Possibly the most WTF-worthy news headline I've ever read.

If that is what Lagenbach wanted to do, he could have just given Walmart a gratis copy of SAP/Inventory :wink:

Si

That’s what the self-checkout lane is for. :wink:

There is a guy who pranked a grocery store loyalty card by printing up stickers with his barcode and distributing them to people. Suddenly, as far as the store could tell, he was racing around California buying products.

Anyone know who I’m talking about?:wink:

Hope not. Isn’t being a “Brony” punishment enough?

A side-issue not worth its own thread, but I’ve heard the term “Brony” before.

I assume the -ony comes from My Little Pony. Does the br- come from the word brother or is it something else?

Sort of…it comes from ‘Bro’, which certainly comes from brother. It’s a term used to describe teen to adult aged male fans of the new My Little Pony cartoon show (My Little Pony: Friendship is Magic.)

Bronies is weird, man.

I agree with you in principle.
But, as mentioned upthread, it’s possible this guy qualified for a $2mil interest-only loan, which combined with bad luck now means he is currently in debt up to his eyeballs. It’s possible for a person to be overwhelmed to the point where selling stolen legos on ebay seemed like a good plan. We don’t know.

Or it was once worth three million.

He could have bought the house 10 years ago or more, when it was probably worth less than one million. The house basically gives very little indication of his liquid assets and purchasing power.

And now there’s another guy.

It’s worse than we thought! There’s a conspiratorial LEGO crime syndicate out there. The authorities are just going to have to disassemble it piece by piece.

Probably headed by Bricker.

flees

This was funny

I’m pretty sure both these mother-----s are responsible for the crappy Lego inventory at my local Target (I shop at the one closest to the San Carlos guy’s house, and as it’s the busiest in the area, probably the target of the other dude too.)
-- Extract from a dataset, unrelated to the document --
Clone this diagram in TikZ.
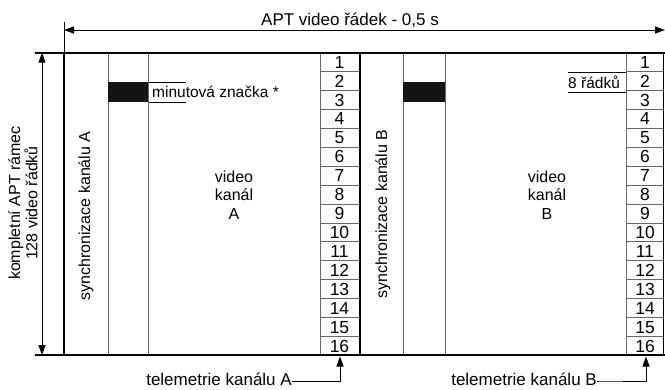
\documentclass[tikz,border=0pt]{standalone}
\usepackage{fontspec}
\setmainfont{Liberation Sans}
\usetikzlibrary{arrows.meta}
\begin{document}
\begin{tikzpicture}[x=1pt,y=-1pt,
  thickline/.style={line width=2.2pt, black},
  thinline/.style={line width=1pt, black},
  greyline/.style={line width=1pt, black!60},
  arr/.style={line width=1pt, -{Triangle[length=10pt,width=7pt]}},
  darr/.style={line width=1pt, {Triangle[length=10pt,width=7pt]}-{Triangle[length=10pt,width=7pt]}},
  lbl/.style={inner sep=0pt, font=\fontsize{16}{16}\selectfont},
  big/.style={inner sep=0pt, font=\fontsize{17}{17}\selectfont},
  small/.style={inner sep=0pt, font=\fontsize{15.5}{15.5}\selectfont},
  num/.style={inner sep=0pt, font=\fontsize{17.5}{17.5}\selectfont},
  marker/.style={fill=black!92, draw=none},
  ]
\useasboundingbox (0,0) rectangle (665,389);
\def\T{52.7}
\def\B{355}
\def\h{18.925}
% coordinates
\coordinate (TL) at (35,\T);
\coordinate (TR) at (665,\T);
\coordinate (BL) at (35,\B);
\coordinate (BR) at (665,\B);
\coordinate (FLt) at (64,\T);
\coordinate (FLb) at (64,\B);
\coordinate (FLx) at (64,22);
\coordinate (DVt) at (360,\T);
\coordinate (DVb) at (360,\B);
% grey column lines
\foreach \x in {108,148,320,403,445,626}{
  \draw[greyline] (\x,\T) -- (\x,\B);
}
\draw[thinline] (663,\T) -- (663,\B);
% cell dividers
\foreach \i in {1,...,15}{
  \draw[greyline] (320,\T+\i*\h) -- (359,\T+\i*\h);
  \draw[greyline] (626,\T+\i*\h) -- (663,\T+\i*\h);
}
% numbers
\foreach \i in {1,...,16}{
  \node[num] (nA\i) at (339.5,\T+\i*\h-0.5*\h) {\i};
  \node[num] (nB\i) at (645,\T+\i*\h-0.5*\h) {\i};
}
% markers
\path[marker] (108,82) rectangle (148,102);
\path[marker] (403,82) rectangle (445,102);
% frame
\draw[thickline] (TL) -- (TR);
\draw[thickline] (BL) -- (BR);
\draw[thickline] (FLt) -- (FLb);
\draw[thickline] (DVt) -- (DVb);
\draw[thinline] (FLx) -- (FLt);
% top dimension
\coordinate (HA) at (64,30);
\coordinate (HB) at (665,30);
\draw[darr] (HA) -- (HB);
\node[big, anchor=base] (title) at (350,25) {APT video řádek - 0,5 s};
% left dimension
\coordinate (VA) at (42,\T);
\coordinate (VB) at (42,\B);
\draw[darr] (VA) -- (VB);
\node[lbl, rotate=90, align=center] (frame) at (23,203) {kompletní APT rámec\\128 video řádků};
% sync labels
\node[lbl, rotate=90] (syncA) at (86,216) {synchronizace kanálu A};
\node[lbl, rotate=90] (syncB) at (383,214) {synchronizace kanálu B};
% video labels
\node[lbl, align=center, font=\fontsize{16}{18.5}\selectfont] (vidA) at (234,195) {video\\kanál\\A};
\node[lbl, align=center, font=\fontsize{16}{18.5}\selectfont] (vidB) at (547,195) {video\\kanál\\B};
% minute mark
\draw[thinline] (149,82) -- (186,82);
\draw[thinline] (149,102) -- (186,102);
\node[small, anchor=west] (minA) at (152,92) {minutová značka *};
% 8 rows
\draw[thinline] (568,72) -- (626,72);
\draw[thinline] (568,92) -- (626,92);
\node[small, anchor=west] (eight) at (568,82) {8 řádků};
% telemetry
\node[big, anchor=base east] (telA) at (292,385) {telemetrie kanálu A};
\node[big, anchor=base east] (telB) at (597,385) {telemetrie kanálu B};
\coordinate (telAbend) at (340,381);
\coordinate (telAtip) at (340,356.5);
\coordinate (telBbend) at (646,381);
\coordinate (telBtip) at (646,356.5);
\draw[arr] (telA.east |- telAbend) -- (telAbend) -- (telAtip);
\draw[arr] (telB.east |- telBbend) -- ++(3,0) -- (telBbend) -- (telBtip);
\end{tikzpicture}
\end{document}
OTOH, my kid seriously does not need any more Lego, so maybe it’s not such a bad thing :slight_smile:

I didn’t look at his address but $2M is not a crazy house in San Carlos. Really nice, yes. Mansion? Not so much. I was trying to buy into San Carlos and got priced out for 4BR houses, but I ain’t no VP at SAP. He has to be making $300K minimum, and I wouldn’t be surprised if it’s 2-5X that (no idea how many VPs there are, etc.)

Correct.

Most stores use the UPC, which is printed on the box by the manufacturer. It contains no price information; all it does is provide a unique and global number for the product (in this case “Lego set #1234”). The store’s POS system associates the UPC with its price on that day.

No amount of encryption or obfuscation will stop someone copying the barcode from a cheap product and putting it on one that’s more expensive. You need an alert cashier to detect that. RFID will help, until someone figures out a way to swap RFID tags.

I know you’re kidding, but most self-checkouts detect the item’s weight and/or dimensions/shape. So actually, a self-checkout is probably much less vulnerable to this type of crime than a human cashier.

My nine year old does this every night.:smiley:

That was genuinely funny! :cool:

Why didn’t he just switch to Mega Bloks instead?? :stuck_out_tongue:

If he did it to multiple boxes but only bought one, I could think maybe he just thinks he’s doing some sort of Robin Hood thing, marking down the prices to what he thinks they should cost for everyone. And then, since he’s done such a good deed, he also gets to do it for his own purchase, as a reward.